Hutelmyer $500,000 for alienation of affection and $500,000 for criminal conversations (a North Carolina synonym for adultery). On hearing the verdict, the American Civil Liberties Union went straight into the ozone. Yet, is this not a Solomonic decision? What these 12 North Carolinians are saying is: Marriage is both a sacred bond and an intangible thing of supreme value to those who enter into, honor and cherish it. An outsider who smashes this precious thing deliberately should make restitution. If that secretary had rammed and ruined a Mercedes belonging to Mrs. Hutelmyer, she would have had to pay damages; why ought she not pay, if she set out to destroy something far more valuable to Dorothy Hutelmyer?

What, after all, is a family worth? Mrs. Hutelmyer’s lawyer, James Walker, put it well: “It’s easy to be cynical, and it’s easy to be jaded with all the folks who have affairs.

But look at it this way — if someone came up and said I’m going to give you $500,000 to ruin your marriage, would you take it? … I think the people in our community are saying with this verdict that families are important. … (D)own here … we want to preserve the family.” If there is any message that needs to be sent today, Walker has nailed it.

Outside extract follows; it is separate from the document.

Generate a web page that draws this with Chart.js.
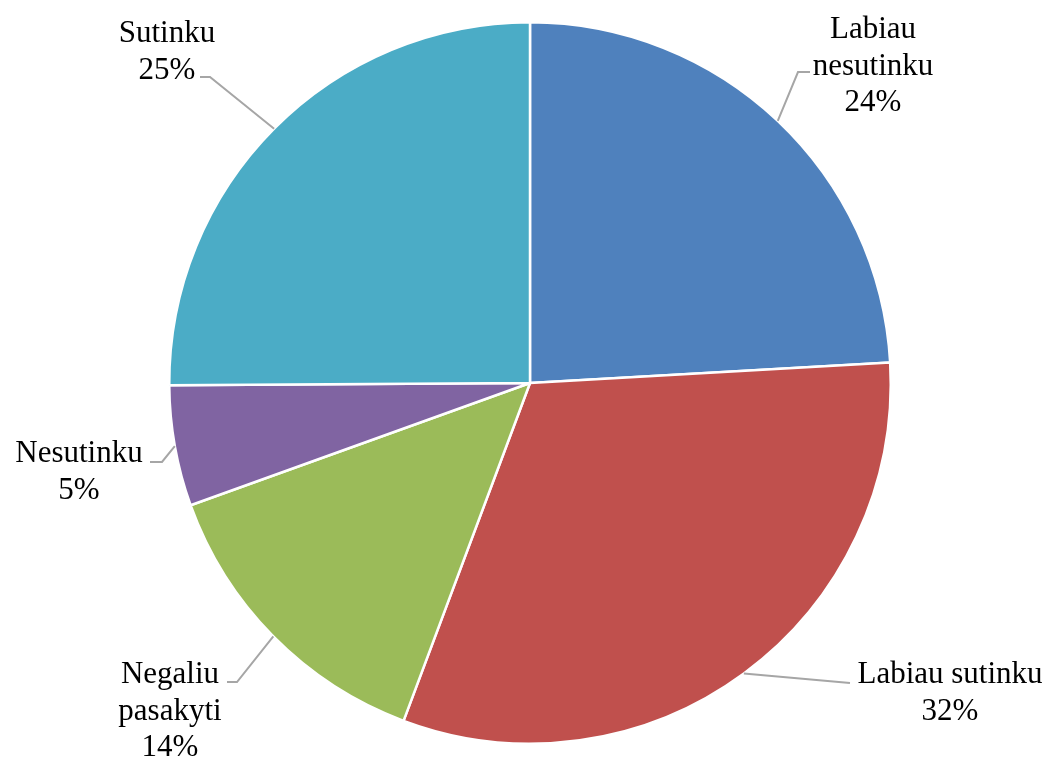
<!DOCTYPE html>
<html>
<head>
<meta charset="utf-8">
<script src="https://cdn.jsdelivr.net/npm/chart.js@4.4.1/dist/chart.umd.min.js"></script>
<style>
  html, body { margin: 0; padding: 0; background: #fff; }
</style>
</head>
<body>
<canvas id="grafika" width="1051" height="758"></canvas>
<script>
// kategorijos ir reikšmės (%)
const kategorijos = ['Labiau nesutinku', 'Labiau sutinku', 'Negaliu pasakyti', 'Nesutinku', 'Sutinku']
const reiksmes = [24.1, 31.6, 13.8, 5.4, 25.1]
// kaip užrašai laužomi į eilutes
const uzrasuEilutes = [['Labiau', 'nesutinku'], ['Labiau sutinku'], ['Negaliu', 'pasakyti'], ['Nesutinku'], ['Sutinku']]
const spalvos = ['#4F81BD', '#C0504D', '#9BBB59', '#8064A2', '#4BACC6']

// užrašų vietos: lūžio taškas, linijos galas, teksto centras ir pirmos eilutės bazinė linija
const uzrasuVietos = [
  { luzis: [798, 72], galas: [810, 72], cx: 873, y: 38 },
  { luzis: [850, 683], galas: [850, 683], cx: 950, y: 683 },
  { luzis: [237, 682], galas: [227, 682], cx: 170, y: 683 },
  { luzis: [162, 462], galas: [150, 462], cx: 79, y: 462 },
  { luzis: [210, 77], galas: [200, 77], cx: 167, y: 42 }
]

const suma = reiksmes.reduce((a, b) => a + b, 0)

// įskiepis užrašams su linijomis nupiešti
const uzrasai = {
  id: 'uzrasai',
  afterDraw(chart) {
    const ctx = chart.ctx
    const lankai = chart.getDatasetMeta(0).data
    ctx.save()
    lankai.forEach((lankas, i) => {
      const p = lankas.getProps(['x', 'y', 'startAngle', 'endAngle', 'outerRadius'], true)
      const vid = (p.startAngle + p.endAngle) / 2
      const sx = p.x + Math.cos(vid) * p.outerRadius
      const sy = p.y + Math.sin(vid) * p.outerRadius
      const v = uzrasuVietos[i]
      ctx.strokeStyle = '#A6A6A6'
      ctx.lineWidth = 2
      ctx.beginPath()
      ctx.moveTo(sx, sy)
      ctx.lineTo(v.luzis[0], v.luzis[1])
      ctx.lineTo(v.galas[0], v.galas[1])
      ctx.stroke()

      const eilutes = uzrasuEilutes[i].concat([Math.round(reiksmes[i] / suma * 100) + '%'])
      ctx.fillStyle = '#000'
      ctx.font = '31px "Liberation Serif", "Times New Roman", serif'
      ctx.textAlign = 'center'
      ctx.textBaseline = 'alphabetic'
      eilutes.forEach((t, j) => ctx.fillText(t, v.cx, v.y + j * 36.5))
    })
    ctx.restore()
  }
}

new Chart(document.getElementById('grafika'), {
  type: 'pie',
  data: {
    labels: kategorijos,
    datasets: [{
      data: reiksmes,
      backgroundColor: spalvos,
      borderColor: '#fff',
      borderWidth: 2.5
    }]
  },
  options: {
    responsive: false,
    animation: false,
    layout: { padding: { top: 21, bottom: 13, left: 168, right: 159 } },
    plugins: {
      legend: { display: false },
      tooltip: { enabled: false }
    }
  },
  plugins: [uzrasai]
})
</script>
</body>
</html>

Divorces and broken families are the causes of many of the most painful of heartaches, and there is scarcely a social problem that cannot be traced to the destruction of the family in this age of affluence and easy divorce. Two-thirds of all teenage suicides are in broken homes; three-fourth of all teen pregnancies involve adolescents in homes that a mom or dad has left. America is beginning to take a hard, second look at no-fault divorce, where either spouse can break up a marriage as easily as a junior-high romance. Too often in such divorces, the spouse at fault — the abusive husband or faithless wife who killed the marriage — is treated the same as the loyal spouse who worked to save it. To treat a betrayed spouse equally with the betrayer is not justice.

While the advertised benefits of no-fault divorce are visible — cleared court dockets, reduced legal costs and not having parents accuse each another in open court of conduct that would scandalize or scar the children — there is a trade-off. Easy divorce laws mean some marriages that might survive a storm go under. And most often, though not always, it is the women and children who suffer the most, and the longest, from a destroyed marriage.

In Florida, the legislature is moving to end no-fault divorces where there are children involved. In Louisiana, a new law takes effect this week creating a “covenant marriage” for those who take their vows seriously. Those entering a covenant marriage agree to accept counseling before any breakup and not to divorce except on such grave grounds as child abuse, adultery or separation for two years. Louisiana has elected to confer special benefits on covenant marriages, such as a 10 percent cut in auto insurance rates. It is no accident that this change in thinking is taking place in a part of America undergoing a religious revival.

Ultimately, to change behavior, one must change belief, and to change laws, one must change the culture — in America’s case, a culture of hedonism that dates back to the 1960s. What that North Carolina jury, Florida and Louisiana are saying is: What the Old and New Testament taught, that marriage is instituted of God and an indissoluble union, is not only a religious truth; it makes a lot of sense if you want to preserve a society. Contrast, if you will, such serious matters with the latest social cause of northern liberalism. New Jersey Gov.

Christine Todd Whitman has just signed a law to punish country clubs whose male members don’t give woman members equal tee times! Now there’s a human rights violation worthy of the ACLU’s attention.